DATA EXTRACT
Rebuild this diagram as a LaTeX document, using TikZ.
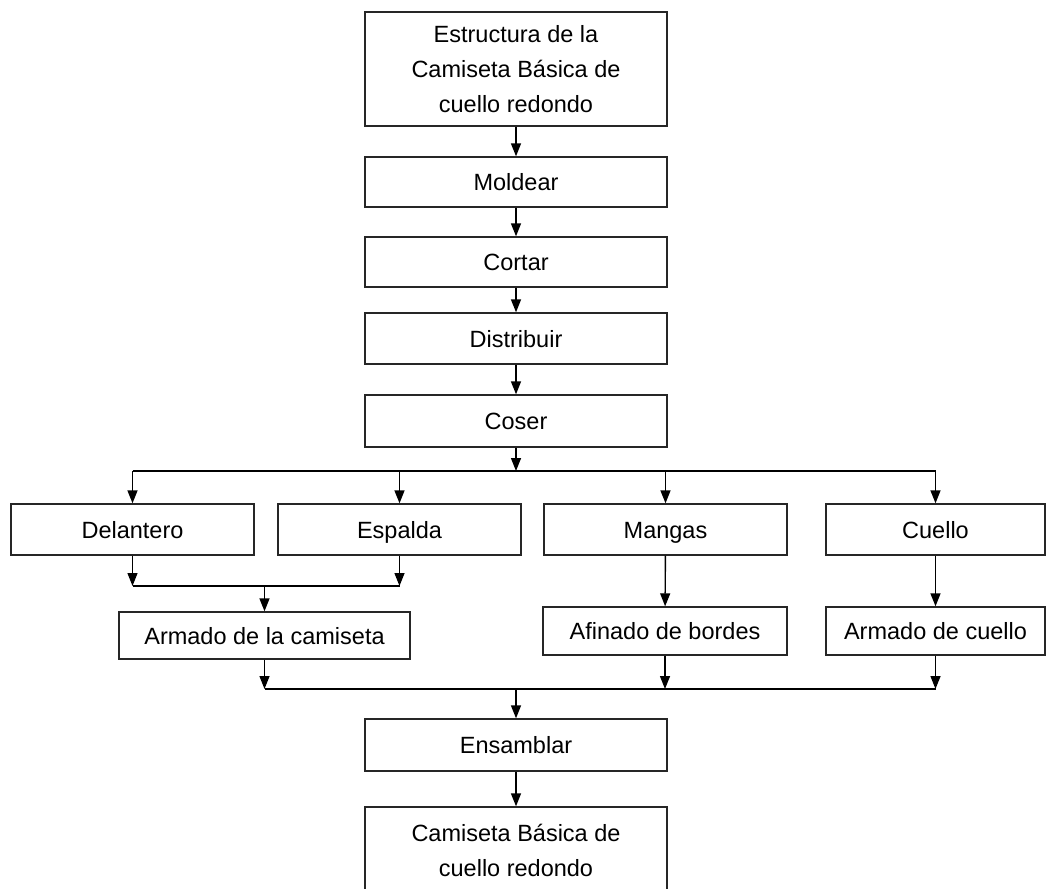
\documentclass[tikz,border=0pt]{standalone}
\usepackage{fontspec}
\setmainfont{Liberation Sans}
\usepackage{tikz}
\usetikzlibrary{arrows.meta}
\usetikzlibrary{calc}
\tikzstyle{stepnode}=[rectangle,draw=black!85,line width=1.4pt,inner sep=0pt,align=center,font=\fontsize{23.5}{35}\selectfont]
\tikzstyle{oneline}=[text height=20pt,text depth=3pt]
\tikzstyle{edge} = [draw,line width=1.4pt,-{Triangle[length=13pt,width=10pt]}]
\tikzstyle{bar} = [draw,line width=1.4pt]

\begin{document}
\begin{tikzpicture}[x=1pt,y=-1pt]

  \useasboundingbox (0,0) rectangle (1047,889);

  % main column
  \node[stepnode,minimum width=302pt,minimum height=114pt] (top) at (516,69) {Estructura de la\\Camiseta Básica de\\cuello redondo};

  \foreach \x/\y/\name/\w/\h/\label in {516/182/moldear/302/50/Moldear, 516/262/cortar/302/50/Cortar,
      516/338.5/distribuir/302/51/Distribuir, 516/421/coser/302/52/Coser, 516/745/ensamblar/302/52/Ensamblar}
          \node[stepnode,oneline,minimum width=\w pt,minimum height=\h pt] (\name) at (\x,\y) {\label};

  \node[stepnode,minimum width=302pt,minimum height=86pt] (final) at (516,850) {Camiseta Básica de\\cuello redondo};

  % parts
  \foreach \x/\y/\name/\w/\h/\label in {132.5/529.5/delantero/243/51/Delantero, 399.5/529.5/espalda/243/51/Espalda,
      665.5/529.5/mangas/243/51/Mangas, 935.5/529.5/cuello/219/51/Cuello}
          \node[stepnode,oneline,minimum width=\w pt,minimum height=\h pt] (\name) at (\x,\y) {\label};

  \foreach \x/\y/\name/\w/\h/\label in {264.5/635.5/armcam/291/47/Armado de la camiseta, 665/631/afinado/244/48/Afinado de bordes,
      935.5/631/armcuello/219/48/Armado de cuello}
          \node[stepnode,oneline,minimum width=\w pt,minimum height=\h pt] (\name) at (\x,\y) {\label};

  \coordinate (split) at (516,471);
  \coordinate (joinA) at (264.5,586);
  \coordinate (joinB) at (516,689);

  \foreach \source/\dest in {top/moldear, moldear/cortar, cortar/distribuir, distribuir/coser, ensamblar/final}
         \path[edge] (\source) -- (\dest);

  % split into parts
  \path[edge] (coser) -- (split);
  \path[bar] (split -| delantero) -- (split -| cuello);
  \foreach \dest in {delantero,espalda,mangas,cuello}
         \path[edge] (split -| \dest) -- (\dest);

  \foreach \source/\dest in {mangas/afinado, cuello/armcuello}
         \path[edge] (\source) -- (\dest);

  % body
  \foreach \source in {delantero,espalda}
         \path[edge] (\source) -- (joinA -| \source);
  \path[bar] (joinA -| delantero) -- (joinA -| espalda);
  \path[edge] (joinA) -- (armcam);

  % assembly
  \foreach \source in {armcam,afinado,armcuello}
         \path[edge] (\source) -- (joinB -| \source);
  \path[bar] (joinB -| armcam) -- (joinB -| armcuello);
  \path[edge] (joinB) -- (ensamblar);

\end{tikzpicture}
\end{document}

WHAT YOU HAVE TO DO
Write out the listing above again, exactly, but with no pictures in the copy.

PROBLEM SOLUTION
Rebuild this diagram as a LaTeX document, using TikZ.
\documentclass[tikz,border=0pt]{standalone}
\usepackage{fontspec}
\setmainfont{Liberation Sans}
\usepackage{tikz}
\usetikzlibrary{arrows.meta}
\usetikzlibrary{calc}
\tikzstyle{stepnode}=[rectangle,draw=black!85,line width=1.4pt,inner sep=0pt,align=center,font=\fontsize{23.5}{35}\selectfont]
\tikzstyle{oneline}=[text height=20pt,text depth=3pt]
\tikzstyle{edge} = [draw,line width=1.4pt,-{Triangle[length=13pt,width=10pt]}]
\tikzstyle{bar} = [draw,line width=1.4pt]

\begin{document}
\begin{tikzpicture}[x=1pt,y=-1pt]

  \useasboundingbox (0,0) rectangle (1047,889);

  % main column
  \node[stepnode,minimum width=302pt,minimum height=114pt] (top) at (516,69) {Estructura de la\\Camiseta Básica de\\cuello redondo};

  \foreach \x/\y/\name/\w/\h/\label in {516/182/moldear/302/50/Moldear, 516/262/cortar/302/50/Cortar,
      516/338.5/distribuir/302/51/Distribuir, 516/421/coser/302/52/Coser, 516/745/ensamblar/302/52/Ensamblar}
          \node[stepnode,oneline,minimum width=\w pt,minimum height=\h pt] (\name) at (\x,\y) {\label};

  \node[stepnode,minimum width=302pt,minimum height=86pt] (final) at (516,850) {Camiseta Básica de\\cuello redondo};

  % parts
  \foreach \x/\y/\name/\w/\h/\label in {132.5/529.5/delantero/243/51/Delantero, 399.5/529.5/espalda/243/51/Espalda,
      665.5/529.5/mangas/243/51/Mangas, 935.5/529.5/cuello/219/51/Cuello}
          \node[stepnode,oneline,minimum width=\w pt,minimum height=\h pt] (\name) at (\x,\y) {\label};

  \foreach \x/\y/\name/\w/\h/\label in {264.5/635.5/armcam/291/47/Armado de la camiseta, 665/631/afinado/244/48/Afinado de bordes,
      935.5/631/armcuello/219/48/Armado de cuello}
          \node[stepnode,oneline,minimum width=\w pt,minimum height=\h pt] (\name) at (\x,\y) {\label};

  \coordinate (split) at (516,471);
  \coordinate (joinA) at (264.5,586);
  \coordinate (joinB) at (516,689);

  \foreach \source/\dest in {top/moldear, moldear/cortar, cortar/distribuir, distribuir/coser, ensamblar/final}
         \path[edge] (\source) -- (\dest);

  % split into parts
  \path[edge] (coser) -- (split);
  \path[bar] (split -| delantero) -- (split -| cuello);
  \foreach \dest in {delantero,espalda,mangas,cuello}
         \path[edge] (split -| \dest) -- (\dest);

  \foreach \source/\dest in {mangas/afinado, cuello/armcuello}
         \path[edge] (\source) -- (\dest);

  % body
  \foreach \source in {delantero,espalda}
         \path[edge] (\source) -- (joinA -| \source);
  \path[bar] (joinA -| delantero) -- (joinA -| espalda);
  \path[edge] (joinA) -- (armcam);

  % assembly
  \foreach \source in {armcam,afinado,armcuello}
         \path[edge] (\source) -- (joinB -| \source);
  \path[bar] (joinB -| armcam) -- (joinB -| armcuello);
  \path[edge] (joinB) -- (ensamblar);

\end{tikzpicture}
\end{document}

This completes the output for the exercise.